まず出会ったのは、色鮮やかな花々に囲まれた中庭を駆け回る子どもたちの笑い声。お手伝いさんのマチルダは痩せぎすだが、三日月のような笑顔で私たち留学生のスペイン語の話し相手になってくれた。

問題は悪ガキのマリアホセ。いたずら好きの彼女は、ミズーリ州女子の部屋に忍び込んで勝手に化粧品を使ったり、ティッシュを箱から全部出したり、嫌がる大型犬にまたがったり、アンゴラ村長ばりの速なわとびを披露したりといつも大騒動! でもお兄ちゃんに半泣きで反論する姿なんかが、キュートで憎めないんだよね。

そしてもう一人、四十絡みのシャイな商社マンのフランツ。
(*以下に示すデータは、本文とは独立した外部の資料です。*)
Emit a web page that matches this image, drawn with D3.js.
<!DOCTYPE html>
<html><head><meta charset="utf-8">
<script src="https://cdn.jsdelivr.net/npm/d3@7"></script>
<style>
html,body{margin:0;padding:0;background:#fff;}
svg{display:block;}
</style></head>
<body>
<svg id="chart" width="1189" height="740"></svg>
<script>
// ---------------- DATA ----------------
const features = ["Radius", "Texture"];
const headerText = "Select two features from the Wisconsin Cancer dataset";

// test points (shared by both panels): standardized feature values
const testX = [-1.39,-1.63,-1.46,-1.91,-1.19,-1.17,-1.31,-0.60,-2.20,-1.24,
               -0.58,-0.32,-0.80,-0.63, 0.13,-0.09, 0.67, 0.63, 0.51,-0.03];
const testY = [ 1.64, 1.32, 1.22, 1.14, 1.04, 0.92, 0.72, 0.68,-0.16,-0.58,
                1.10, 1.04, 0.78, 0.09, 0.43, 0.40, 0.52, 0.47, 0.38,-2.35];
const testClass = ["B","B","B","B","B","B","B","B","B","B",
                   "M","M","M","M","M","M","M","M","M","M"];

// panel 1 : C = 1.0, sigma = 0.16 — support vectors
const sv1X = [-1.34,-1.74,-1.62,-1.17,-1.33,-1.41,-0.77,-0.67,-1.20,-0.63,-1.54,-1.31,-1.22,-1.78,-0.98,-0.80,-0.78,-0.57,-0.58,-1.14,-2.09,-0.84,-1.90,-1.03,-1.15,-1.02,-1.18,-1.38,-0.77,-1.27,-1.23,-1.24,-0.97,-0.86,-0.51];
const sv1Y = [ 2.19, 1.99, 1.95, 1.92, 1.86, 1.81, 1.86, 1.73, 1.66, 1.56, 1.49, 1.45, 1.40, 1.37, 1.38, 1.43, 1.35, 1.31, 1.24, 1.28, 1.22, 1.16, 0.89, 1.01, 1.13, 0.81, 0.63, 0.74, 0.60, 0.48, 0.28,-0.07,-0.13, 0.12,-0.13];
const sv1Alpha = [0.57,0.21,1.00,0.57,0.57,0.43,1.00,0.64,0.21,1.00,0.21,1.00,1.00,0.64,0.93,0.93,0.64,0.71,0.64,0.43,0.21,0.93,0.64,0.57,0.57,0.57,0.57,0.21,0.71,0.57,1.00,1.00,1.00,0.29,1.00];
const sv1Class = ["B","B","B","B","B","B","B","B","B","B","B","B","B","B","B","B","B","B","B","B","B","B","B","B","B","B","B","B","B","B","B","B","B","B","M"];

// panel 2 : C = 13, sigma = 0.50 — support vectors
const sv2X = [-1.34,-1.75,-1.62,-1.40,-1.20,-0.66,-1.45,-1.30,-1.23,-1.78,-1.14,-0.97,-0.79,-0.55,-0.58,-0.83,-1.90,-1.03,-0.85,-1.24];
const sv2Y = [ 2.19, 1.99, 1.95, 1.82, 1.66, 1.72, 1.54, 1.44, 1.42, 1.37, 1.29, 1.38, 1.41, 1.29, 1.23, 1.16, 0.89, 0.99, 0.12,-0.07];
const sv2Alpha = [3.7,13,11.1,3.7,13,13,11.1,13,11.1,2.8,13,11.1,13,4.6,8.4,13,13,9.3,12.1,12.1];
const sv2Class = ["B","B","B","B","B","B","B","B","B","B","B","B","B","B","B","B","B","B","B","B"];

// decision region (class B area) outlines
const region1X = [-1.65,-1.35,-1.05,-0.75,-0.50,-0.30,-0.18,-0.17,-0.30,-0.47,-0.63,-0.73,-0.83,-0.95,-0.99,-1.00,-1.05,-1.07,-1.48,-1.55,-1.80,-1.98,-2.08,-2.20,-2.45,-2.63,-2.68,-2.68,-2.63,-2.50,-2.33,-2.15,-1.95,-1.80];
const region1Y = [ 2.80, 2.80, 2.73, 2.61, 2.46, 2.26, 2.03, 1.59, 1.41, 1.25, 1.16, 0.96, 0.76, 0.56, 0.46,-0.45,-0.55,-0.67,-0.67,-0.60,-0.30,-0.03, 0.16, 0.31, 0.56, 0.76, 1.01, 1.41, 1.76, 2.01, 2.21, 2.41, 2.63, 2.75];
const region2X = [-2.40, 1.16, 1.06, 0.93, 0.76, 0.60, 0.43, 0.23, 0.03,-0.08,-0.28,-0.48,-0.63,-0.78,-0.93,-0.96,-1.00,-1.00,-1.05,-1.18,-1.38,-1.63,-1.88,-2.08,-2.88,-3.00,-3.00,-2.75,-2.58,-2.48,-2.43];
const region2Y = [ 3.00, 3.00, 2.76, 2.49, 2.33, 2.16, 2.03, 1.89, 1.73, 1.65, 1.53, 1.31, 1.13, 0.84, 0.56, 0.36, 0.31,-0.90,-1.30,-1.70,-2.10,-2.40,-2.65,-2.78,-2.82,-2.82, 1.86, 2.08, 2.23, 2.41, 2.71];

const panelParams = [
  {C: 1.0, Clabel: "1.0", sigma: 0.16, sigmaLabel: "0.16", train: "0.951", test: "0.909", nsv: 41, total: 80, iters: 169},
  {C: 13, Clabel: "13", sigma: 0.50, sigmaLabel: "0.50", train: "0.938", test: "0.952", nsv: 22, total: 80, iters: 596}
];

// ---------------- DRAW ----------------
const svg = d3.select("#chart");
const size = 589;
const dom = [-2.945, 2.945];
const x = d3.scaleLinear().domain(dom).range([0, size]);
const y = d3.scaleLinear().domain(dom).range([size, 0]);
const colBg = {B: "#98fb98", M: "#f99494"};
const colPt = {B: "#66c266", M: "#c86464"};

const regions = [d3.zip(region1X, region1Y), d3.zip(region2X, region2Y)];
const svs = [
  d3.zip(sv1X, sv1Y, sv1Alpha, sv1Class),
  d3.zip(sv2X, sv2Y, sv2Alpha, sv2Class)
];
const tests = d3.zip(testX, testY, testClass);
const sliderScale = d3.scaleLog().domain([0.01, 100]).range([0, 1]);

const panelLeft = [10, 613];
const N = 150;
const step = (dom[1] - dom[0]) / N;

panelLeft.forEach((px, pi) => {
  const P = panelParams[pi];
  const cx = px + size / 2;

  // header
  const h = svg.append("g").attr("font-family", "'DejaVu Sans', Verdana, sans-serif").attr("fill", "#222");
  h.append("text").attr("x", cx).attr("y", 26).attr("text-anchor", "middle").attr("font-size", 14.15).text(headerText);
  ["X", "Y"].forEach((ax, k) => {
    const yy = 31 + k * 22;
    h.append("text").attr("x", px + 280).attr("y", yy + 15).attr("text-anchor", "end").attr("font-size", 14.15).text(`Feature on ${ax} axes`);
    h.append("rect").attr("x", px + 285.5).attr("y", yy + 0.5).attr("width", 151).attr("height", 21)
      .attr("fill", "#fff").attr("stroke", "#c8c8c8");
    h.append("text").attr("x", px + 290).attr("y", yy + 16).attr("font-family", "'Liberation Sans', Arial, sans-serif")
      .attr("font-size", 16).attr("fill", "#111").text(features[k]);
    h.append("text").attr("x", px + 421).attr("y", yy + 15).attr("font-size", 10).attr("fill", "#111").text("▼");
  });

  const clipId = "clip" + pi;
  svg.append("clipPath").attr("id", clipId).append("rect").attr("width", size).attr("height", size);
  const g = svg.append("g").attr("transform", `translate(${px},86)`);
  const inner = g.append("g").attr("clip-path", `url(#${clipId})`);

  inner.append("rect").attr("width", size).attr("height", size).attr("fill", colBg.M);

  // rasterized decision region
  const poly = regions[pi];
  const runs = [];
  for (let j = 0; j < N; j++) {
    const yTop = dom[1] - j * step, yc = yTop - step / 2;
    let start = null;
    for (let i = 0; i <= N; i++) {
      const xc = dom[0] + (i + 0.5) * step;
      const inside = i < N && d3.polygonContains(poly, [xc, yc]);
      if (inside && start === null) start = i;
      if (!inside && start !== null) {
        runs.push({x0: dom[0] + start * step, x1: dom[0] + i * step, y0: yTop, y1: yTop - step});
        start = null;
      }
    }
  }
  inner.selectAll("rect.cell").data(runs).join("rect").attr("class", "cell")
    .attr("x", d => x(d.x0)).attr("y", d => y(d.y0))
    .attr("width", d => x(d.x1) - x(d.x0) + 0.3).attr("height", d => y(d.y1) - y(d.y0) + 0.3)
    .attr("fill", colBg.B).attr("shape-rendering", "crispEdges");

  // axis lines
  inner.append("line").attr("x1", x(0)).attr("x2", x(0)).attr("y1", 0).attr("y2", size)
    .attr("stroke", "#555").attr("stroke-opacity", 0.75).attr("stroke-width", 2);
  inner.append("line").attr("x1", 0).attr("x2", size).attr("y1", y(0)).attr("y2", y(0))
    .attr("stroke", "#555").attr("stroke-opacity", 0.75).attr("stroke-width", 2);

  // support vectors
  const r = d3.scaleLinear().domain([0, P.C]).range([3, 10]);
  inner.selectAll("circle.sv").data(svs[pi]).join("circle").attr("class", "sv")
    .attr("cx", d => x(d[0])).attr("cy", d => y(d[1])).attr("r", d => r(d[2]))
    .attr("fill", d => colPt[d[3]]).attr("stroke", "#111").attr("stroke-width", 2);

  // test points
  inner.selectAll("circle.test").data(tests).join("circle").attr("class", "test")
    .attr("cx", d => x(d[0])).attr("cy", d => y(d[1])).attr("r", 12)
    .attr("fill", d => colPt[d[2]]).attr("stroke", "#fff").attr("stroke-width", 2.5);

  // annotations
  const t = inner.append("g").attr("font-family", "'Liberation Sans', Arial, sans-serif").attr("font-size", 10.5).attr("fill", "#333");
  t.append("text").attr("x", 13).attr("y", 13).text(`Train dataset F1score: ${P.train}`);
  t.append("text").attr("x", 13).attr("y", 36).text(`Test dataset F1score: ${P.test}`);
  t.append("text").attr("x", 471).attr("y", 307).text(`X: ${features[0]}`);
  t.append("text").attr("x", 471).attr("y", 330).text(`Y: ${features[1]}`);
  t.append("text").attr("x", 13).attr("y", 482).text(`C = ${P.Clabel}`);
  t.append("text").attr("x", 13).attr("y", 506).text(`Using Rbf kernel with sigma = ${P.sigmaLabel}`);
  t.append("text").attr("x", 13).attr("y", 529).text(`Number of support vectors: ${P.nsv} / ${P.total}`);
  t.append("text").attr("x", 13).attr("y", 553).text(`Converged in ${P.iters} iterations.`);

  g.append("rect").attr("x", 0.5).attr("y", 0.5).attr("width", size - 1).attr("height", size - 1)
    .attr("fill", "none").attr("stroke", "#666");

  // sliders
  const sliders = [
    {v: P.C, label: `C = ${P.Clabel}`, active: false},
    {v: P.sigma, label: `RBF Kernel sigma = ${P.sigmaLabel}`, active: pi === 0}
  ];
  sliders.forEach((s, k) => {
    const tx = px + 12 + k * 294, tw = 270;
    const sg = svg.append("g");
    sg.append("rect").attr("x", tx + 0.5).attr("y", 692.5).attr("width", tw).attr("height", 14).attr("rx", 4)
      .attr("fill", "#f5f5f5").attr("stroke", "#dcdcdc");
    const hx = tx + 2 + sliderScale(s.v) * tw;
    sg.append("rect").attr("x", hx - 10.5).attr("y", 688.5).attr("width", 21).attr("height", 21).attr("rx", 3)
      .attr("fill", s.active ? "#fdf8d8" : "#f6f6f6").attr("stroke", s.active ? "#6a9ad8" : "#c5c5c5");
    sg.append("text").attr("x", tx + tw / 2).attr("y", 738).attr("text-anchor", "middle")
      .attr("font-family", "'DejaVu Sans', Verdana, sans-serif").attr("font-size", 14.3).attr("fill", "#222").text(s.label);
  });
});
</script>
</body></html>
1ヵ月の有休を使ってドイツからやってきた彼は、仕事に役立つ語学スキルを磨くために留学していたんだ。でも、なぜか子どもが大の苦手で、子どもたちがいるときは部屋に引きこもってしまうことも…

ある日の夕食どき、黒い入道雲から雷鳴がとどろき、停電が起きた。薄闇のなか、ろうそくの明かりで食事をする私たち。マリアホセはおもちゃで遊んでいたんだけど、うっかりフランツのグラスにぶつけてしまい、彼のズボンをびしょ濡れに…

マリアホセは緊張した面持ちでフランツを見上げる。普段はぶっきらぼうな彼だけど、意外にも優しい笑顔で「大丈夫だよ」って❤ このときばかりはお得意の「シャイセ!」という口癖も封印していた。
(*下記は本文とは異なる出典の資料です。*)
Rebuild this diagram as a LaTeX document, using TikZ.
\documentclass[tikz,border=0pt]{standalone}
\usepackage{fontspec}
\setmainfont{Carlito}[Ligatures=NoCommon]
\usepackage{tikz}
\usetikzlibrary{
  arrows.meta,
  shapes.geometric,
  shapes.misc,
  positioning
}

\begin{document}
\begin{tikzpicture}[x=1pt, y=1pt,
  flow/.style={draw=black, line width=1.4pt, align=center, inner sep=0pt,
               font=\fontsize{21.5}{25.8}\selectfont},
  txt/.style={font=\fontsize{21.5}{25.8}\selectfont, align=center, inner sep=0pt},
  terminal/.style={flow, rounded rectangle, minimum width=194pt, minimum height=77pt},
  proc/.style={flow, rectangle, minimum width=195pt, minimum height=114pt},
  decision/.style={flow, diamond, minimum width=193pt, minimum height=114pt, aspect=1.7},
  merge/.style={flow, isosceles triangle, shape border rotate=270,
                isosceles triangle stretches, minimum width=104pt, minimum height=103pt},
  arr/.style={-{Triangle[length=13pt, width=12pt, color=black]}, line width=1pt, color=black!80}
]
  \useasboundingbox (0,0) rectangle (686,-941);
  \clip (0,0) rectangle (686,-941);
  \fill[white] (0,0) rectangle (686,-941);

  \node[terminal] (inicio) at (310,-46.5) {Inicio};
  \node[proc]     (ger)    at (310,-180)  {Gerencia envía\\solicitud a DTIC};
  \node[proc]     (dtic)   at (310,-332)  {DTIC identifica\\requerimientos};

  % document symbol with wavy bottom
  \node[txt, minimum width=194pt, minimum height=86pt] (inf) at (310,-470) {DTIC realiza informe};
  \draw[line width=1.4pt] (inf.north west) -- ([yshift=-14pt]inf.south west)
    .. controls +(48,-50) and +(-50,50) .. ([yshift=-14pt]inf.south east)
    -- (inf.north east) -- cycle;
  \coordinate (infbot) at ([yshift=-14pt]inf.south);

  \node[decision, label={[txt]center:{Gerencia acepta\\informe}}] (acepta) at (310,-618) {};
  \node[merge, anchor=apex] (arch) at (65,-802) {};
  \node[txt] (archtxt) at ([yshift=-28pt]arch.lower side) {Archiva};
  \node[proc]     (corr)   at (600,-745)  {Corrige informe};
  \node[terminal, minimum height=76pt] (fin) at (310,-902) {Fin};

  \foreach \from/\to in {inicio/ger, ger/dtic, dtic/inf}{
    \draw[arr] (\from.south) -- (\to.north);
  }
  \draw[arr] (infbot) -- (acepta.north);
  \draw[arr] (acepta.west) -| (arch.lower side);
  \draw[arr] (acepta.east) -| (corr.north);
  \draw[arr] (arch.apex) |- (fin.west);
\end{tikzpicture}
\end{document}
談笑を続けるなか、フランツが意外な言葉を口にした。「実は雷が苦手なんだよ」。…心細かったのはフランツも同じだったんだ。

スペイン・マラガのHOME MADE家族

この地で過ごしていた頃がたぶん、人生で最も生き方に迷っていた時期だったなあ。サラマンカに語学留学したのはいいが、伸びしろがないことに気づかされて、失意のなかバスでひたすら南下し、たどりついた海辺の街。
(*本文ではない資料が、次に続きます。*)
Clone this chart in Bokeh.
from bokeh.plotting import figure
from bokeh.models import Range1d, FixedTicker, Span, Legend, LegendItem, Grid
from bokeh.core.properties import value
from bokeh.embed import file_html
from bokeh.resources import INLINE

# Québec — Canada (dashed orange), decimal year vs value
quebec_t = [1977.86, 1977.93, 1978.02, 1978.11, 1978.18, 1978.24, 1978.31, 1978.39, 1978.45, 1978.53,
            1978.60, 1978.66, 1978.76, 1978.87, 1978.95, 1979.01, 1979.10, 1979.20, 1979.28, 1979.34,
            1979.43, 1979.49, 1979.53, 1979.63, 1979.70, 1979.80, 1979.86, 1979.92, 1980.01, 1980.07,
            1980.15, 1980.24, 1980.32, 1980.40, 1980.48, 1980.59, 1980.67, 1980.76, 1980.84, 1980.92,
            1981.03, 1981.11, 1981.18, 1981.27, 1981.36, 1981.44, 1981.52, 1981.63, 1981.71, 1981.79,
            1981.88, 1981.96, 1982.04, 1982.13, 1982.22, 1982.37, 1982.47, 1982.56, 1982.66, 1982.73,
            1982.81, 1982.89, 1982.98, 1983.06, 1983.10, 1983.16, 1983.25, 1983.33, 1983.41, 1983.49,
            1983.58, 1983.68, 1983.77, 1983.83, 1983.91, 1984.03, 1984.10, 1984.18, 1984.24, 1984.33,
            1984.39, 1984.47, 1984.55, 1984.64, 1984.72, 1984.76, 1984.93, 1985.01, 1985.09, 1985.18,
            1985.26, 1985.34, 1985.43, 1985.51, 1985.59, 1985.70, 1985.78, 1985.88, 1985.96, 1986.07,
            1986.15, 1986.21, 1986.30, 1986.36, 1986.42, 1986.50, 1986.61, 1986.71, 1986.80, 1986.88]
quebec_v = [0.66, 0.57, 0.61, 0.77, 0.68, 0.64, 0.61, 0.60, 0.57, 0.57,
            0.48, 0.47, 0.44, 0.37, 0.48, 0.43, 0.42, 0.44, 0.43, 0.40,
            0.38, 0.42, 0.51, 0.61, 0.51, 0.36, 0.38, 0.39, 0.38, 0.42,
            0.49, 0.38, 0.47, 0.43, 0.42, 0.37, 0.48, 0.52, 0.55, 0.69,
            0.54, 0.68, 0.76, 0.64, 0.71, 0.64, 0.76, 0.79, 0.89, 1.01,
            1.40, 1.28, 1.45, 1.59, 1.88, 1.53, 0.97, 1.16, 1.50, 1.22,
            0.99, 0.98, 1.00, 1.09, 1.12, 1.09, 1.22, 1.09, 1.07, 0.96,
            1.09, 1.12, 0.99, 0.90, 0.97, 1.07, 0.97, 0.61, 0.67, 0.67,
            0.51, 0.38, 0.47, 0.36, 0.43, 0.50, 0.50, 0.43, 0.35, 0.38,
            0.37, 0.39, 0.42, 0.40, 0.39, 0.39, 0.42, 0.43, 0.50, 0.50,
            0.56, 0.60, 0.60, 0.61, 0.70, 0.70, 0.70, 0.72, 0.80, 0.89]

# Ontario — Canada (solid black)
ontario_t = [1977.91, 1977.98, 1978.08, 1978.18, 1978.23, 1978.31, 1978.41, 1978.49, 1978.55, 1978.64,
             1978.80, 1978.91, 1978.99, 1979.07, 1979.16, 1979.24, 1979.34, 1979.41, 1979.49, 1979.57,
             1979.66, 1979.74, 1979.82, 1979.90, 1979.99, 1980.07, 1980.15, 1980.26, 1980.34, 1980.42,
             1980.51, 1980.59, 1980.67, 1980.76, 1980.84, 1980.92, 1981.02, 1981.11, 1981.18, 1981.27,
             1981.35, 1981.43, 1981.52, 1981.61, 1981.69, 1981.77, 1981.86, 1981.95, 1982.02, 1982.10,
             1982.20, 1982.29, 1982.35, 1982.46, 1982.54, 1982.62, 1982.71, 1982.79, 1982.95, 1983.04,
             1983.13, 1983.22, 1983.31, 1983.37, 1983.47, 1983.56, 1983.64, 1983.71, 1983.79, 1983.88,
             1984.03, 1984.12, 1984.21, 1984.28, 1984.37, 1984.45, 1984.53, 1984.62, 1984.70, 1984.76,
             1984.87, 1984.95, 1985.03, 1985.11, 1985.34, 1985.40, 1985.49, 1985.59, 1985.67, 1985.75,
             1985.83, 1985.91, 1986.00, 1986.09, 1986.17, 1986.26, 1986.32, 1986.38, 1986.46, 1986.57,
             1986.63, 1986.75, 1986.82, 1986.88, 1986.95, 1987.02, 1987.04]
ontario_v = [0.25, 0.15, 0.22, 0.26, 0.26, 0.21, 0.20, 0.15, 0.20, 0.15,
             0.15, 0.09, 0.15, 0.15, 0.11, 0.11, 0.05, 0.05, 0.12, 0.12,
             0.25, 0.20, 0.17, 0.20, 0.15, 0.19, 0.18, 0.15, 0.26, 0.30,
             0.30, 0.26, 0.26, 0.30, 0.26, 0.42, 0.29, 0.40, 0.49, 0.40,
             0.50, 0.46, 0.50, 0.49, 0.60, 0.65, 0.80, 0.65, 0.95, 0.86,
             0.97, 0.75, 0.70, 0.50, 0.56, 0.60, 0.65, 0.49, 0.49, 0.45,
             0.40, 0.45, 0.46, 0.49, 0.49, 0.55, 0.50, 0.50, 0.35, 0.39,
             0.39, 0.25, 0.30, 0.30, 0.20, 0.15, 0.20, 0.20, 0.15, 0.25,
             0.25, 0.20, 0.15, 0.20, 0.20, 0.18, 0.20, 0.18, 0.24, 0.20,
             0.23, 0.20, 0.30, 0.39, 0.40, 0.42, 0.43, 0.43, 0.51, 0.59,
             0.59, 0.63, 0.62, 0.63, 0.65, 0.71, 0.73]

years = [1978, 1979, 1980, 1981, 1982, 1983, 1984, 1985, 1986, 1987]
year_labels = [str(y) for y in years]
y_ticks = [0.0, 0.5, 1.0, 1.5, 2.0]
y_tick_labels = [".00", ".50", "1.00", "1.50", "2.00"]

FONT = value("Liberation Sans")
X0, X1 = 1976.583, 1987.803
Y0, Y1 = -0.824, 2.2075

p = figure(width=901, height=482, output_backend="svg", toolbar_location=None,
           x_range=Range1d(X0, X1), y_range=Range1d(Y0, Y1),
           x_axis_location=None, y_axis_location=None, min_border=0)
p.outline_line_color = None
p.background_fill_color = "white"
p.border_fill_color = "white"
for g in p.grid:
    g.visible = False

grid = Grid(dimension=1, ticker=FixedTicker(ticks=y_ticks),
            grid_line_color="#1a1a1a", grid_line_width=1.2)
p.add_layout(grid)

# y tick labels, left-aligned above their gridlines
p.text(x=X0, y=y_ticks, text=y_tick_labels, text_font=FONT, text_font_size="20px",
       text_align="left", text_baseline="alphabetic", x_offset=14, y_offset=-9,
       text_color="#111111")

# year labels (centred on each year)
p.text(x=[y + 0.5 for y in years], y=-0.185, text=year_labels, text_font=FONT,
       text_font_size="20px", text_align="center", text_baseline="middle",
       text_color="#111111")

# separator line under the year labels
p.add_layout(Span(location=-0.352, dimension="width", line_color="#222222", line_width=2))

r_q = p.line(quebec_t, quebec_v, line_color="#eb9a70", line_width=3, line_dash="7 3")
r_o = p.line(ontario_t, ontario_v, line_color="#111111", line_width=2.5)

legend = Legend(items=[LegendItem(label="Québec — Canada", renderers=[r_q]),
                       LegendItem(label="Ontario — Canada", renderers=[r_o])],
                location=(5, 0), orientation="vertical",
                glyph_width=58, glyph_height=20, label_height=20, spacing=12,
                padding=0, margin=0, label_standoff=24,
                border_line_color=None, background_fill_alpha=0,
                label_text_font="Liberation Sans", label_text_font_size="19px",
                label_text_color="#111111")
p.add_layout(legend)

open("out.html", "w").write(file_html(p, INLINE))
寒空から逃げ、働くことから逃げ、すがったのが「南」のイメージ。マラガにはキラキラ光る波とディレイして流れる時間があった。

下宿先のおばさんはベネズエラ出身のドーニャ・ミランダ。夫を亡くしており、マンションの空き部屋を今でいうエアビーみたいに活用していた。ベネズエラの政情やインフレ経済を嫌ってスペインに移住したそうだが、詳しいことは打ち明けてもらえなかった(当時から旅行者の間ではヤバい国だと評判だった)。でも、ときどきアレパというベネズエラ料理をつくっては、うるわしきかの地の思い出話に花を咲かせた。

もう一人の同居人は、謎の単身赴任オッサン。ほとんど顔を合わせないはずなのに、ある夜たまたま夕食を一緒に外で食べることになり、酒が入ったあとなぜか意気投合して彼の事務所へ。

でもこれが悪夢だった。オッサンは酒を用意したのはいいが、ビデオデッキに無修正のエロビデオをセットして流しだした。そしてでっぷりとしたお腹をさらけだし、ズリセンをかましはじめる。おまえも一緒にやろうぜ、みたいなことを言ってる。

「ヤバい…たちの悪いゲイだ、こいつ…」とおそれおののいた。2人しかいない空間で、間取りもよくわかっていないから逃げようがない。ひたすら横を向き、居心地悪いオーラを全開にしていると、からかい半分で興ざめしたのか、発射にいたることなく儀式は終了。ホッ…

予想だにしていなかったので、対処方法がまったくわからず、とてもこわかった。体格差=戦力差だから、カマを掘られていてもおかしくないシチュエーションだったのだ。久しぶりに思い出したけど、いまでも恐怖が消えない。トラウマ案件に認定だな。